Impact of Ghana’s mobile money levy

Governments all over Africa have been imposing mobile money levies in an attempt to secure more funds for the fiscus. Cameroon, Uganda, Tanzania, Congo Republic, Zimbabwe, Ivory Coast and Kenya have all imposed mobile money levies. Some countries have imposed levies but withdrawn them because of public outcry, like Malawi. In Cameroon, the IMF warned that a mobile money levy was regressive and would hurt the poor the most.

In May 2022, the Ghanian government introduced an e-levy of 1.5% on all mobile money transactions. Transactions that are less than 100 cedis (US$8.1) are excluded from the e-levy. On the 11th of January 2023, the government reduced the e-levy to 1%. Since the introduction of the e-levy, there have been studies looking at the impact of the levy on the poor. The finding has been that the levy is regressive, meaning that it impacts the poor disproportionately compared to their more wealthy counterparts. The next step would be to infer the magnitude of the impact of the levy from the decline in corporate revenue from mobile money fees. Lower fee revenue means lower transactions volume and ultimately lower corporate tax receipts.

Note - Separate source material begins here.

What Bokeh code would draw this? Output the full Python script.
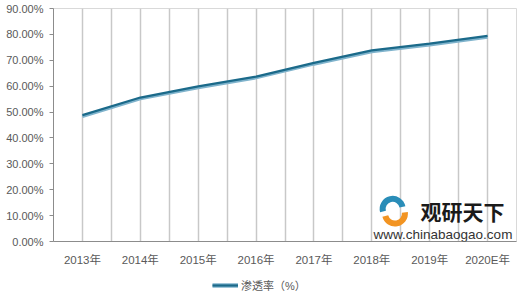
from bokeh.plotting import figure
from bokeh.layouts import column
from bokeh.models import FixedTicker, Legend, LegendItem, Label
from bokeh.embed import file_html
from bokeh.resources import INLINE

years = ["2013年", "2014年", "2015年", "2016年", "2017年", "2018年", "2019年", "2020E年"]
rate = [48.8, 55.6, 59.9, 63.7, 69.0, 73.8, 76.4, 79.4]
series_name = "渗透率（%）"
y_ticks = [0, 10, 20, 30, 40, 50, 60, 70, 80, 90]

FONT = "'Liberation Sans', 'Noto Sans CJK SC', sans-serif"
xs = list(range(len(years)))
LIGHT = "#7FB3CC"
DARK = "#1B6A8A"

p = figure(width=520, height=272, output_backend="svg", toolbar_location=None,
           x_range=(-0.5, len(years) - 0.5), y_range=(0, 90),
           min_border_left=53, min_border_right=4, min_border_top=8, min_border_bottom=31)
p.background_fill_color = "white"
p.border_fill_color = "white"
p.outline_line_color = "#D9D9D9"

# grids
p.xgrid.ticker = FixedTicker(ticks=[i * 0.5 - 0.5 for i in range(2 * len(years) + 1)])
p.xgrid.grid_line_color = "#C8C8C8"
p.xgrid.grid_line_width = 1.5
p.ygrid.grid_line_color = None

# y axis
p.yaxis.ticker = FixedTicker(ticks=y_ticks)
p.yaxis.major_label_overrides = {v: f"{v:.2f}%" for v in y_ticks}
p.yaxis.axis_line_color = "#8C8C8C"
p.yaxis.major_tick_line_color = "#8C8C8C"
p.yaxis.major_tick_out = 4
p.yaxis.major_tick_in = 0
p.yaxis.minor_tick_line_color = None
p.yaxis.major_label_text_font = FONT
p.yaxis.major_label_text_font_size = "11px"
p.yaxis.major_label_text_color = "#595959"
p.yaxis.major_label_standoff = 6

# x axis
p.xaxis.ticker = FixedTicker(ticks=xs)
p.xaxis.major_label_overrides = {i: y for i, y in enumerate(years)}
p.xaxis.axis_line_color = "#8C8C8C"
p.xaxis.major_tick_line_color = None
p.xaxis.minor_tick_line_color = None
p.xaxis.major_label_text_font = FONT
p.xaxis.major_label_text_font_size = "11.5px"
p.xaxis.major_label_text_color = "#595959"
p.xaxis.major_label_standoff = 6

# series: light shadow + dark line
p.line(xs, [v - 0.5 for v in rate], line_color=LIGHT, line_width=3)
p.line(xs, rate, line_color=DARK, line_width=2.2)

# watermark logo
p.annular_wedge(x=[5.36], y=[12.6], inner_radius=7, outer_radius=13,
                inner_radius_units="screen", outer_radius_units="screen",
                start_angle=0.2, end_angle=3.4,
                fill_color="#2A8DB8", line_color=None)
p.annular_wedge(x=[5.40], y=[10.8], inner_radius=7, outer_radius=13,
                inner_radius_units="screen", outer_radius_units="screen",
                start_angle=3.4, end_angle=6.4,
                fill_color="#F29422", line_color=None)
p.add_layout(Label(x=5.84, y=11.6, text="观研天下", text_font="'Noto Sans CJK SC'",
                   text_font_size="21px", text_font_style="bold", text_color="#1A1A1A",
                   text_baseline="middle"))
p.add_layout(Label(x=5.03, y=2.7, text="www.chinabaogao.com", text_font="'Liberation Sans'",
                   text_font_size="13.5px", text_color="#333333", text_baseline="middle"))

# legend strip (renderers hold points outside the visible range)
q = figure(width=520, height=30, output_backend="svg", toolbar_location=None,
           x_range=(0, 1), y_range=(0, 1), min_border=0)
q.axis.visible = False
q.grid.visible = False
q.outline_line_color = None
r_light = q.line([5, 6], [5, 6], line_color=LIGHT, line_width=4.5)
r_dark = q.line([5, 6], [5, 6], line_color=DARK, line_width=2.2)
legend = Legend(items=[LegendItem(label=series_name, renderers=[r_light, r_dark])],
                orientation="horizontal", location=(159, 9),
                label_text_font=FONT, label_text_font_size="11px", label_text_color="#595959",
                glyph_width=26, glyph_height=12, label_height=12, label_standoff=3,
                border_line_color=None, background_fill_alpha=0, padding=0, margin=0)
q.add_layout(legend, "center")

open("out.html", "w").write(file_html(column(p, q, spacing=0), INLINE))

MTN released its annual results for 2022 and we see the impact clearly: though the levy was only imposed on the 22nd of May, mobile money revenues declined by 12% for the 6 months ending June 2022 and by 28% between H2 2021 and H2 2022.
What does this mean? Aside from the issues around regressive taxation policies, it shows that mobile money consumers are price sensitive and that a small increase in price will have significantly larger impacts on demand (in economic terms, known as the price elasticity of demand). In short, the government of Ghana has a much smaller amount of money to tax from telecom companies and is also pushing its people towards cash and away from digital money – exactly the wrong strategy to adopt if you want to improve digital inclusion and inclusive economic growth in your country.

Really what we are seeing is that governments cannot resist the temptation to tax mobile money flows but that a mobile money tax is an ongoing, dynamic problem and unintended consequences are rife.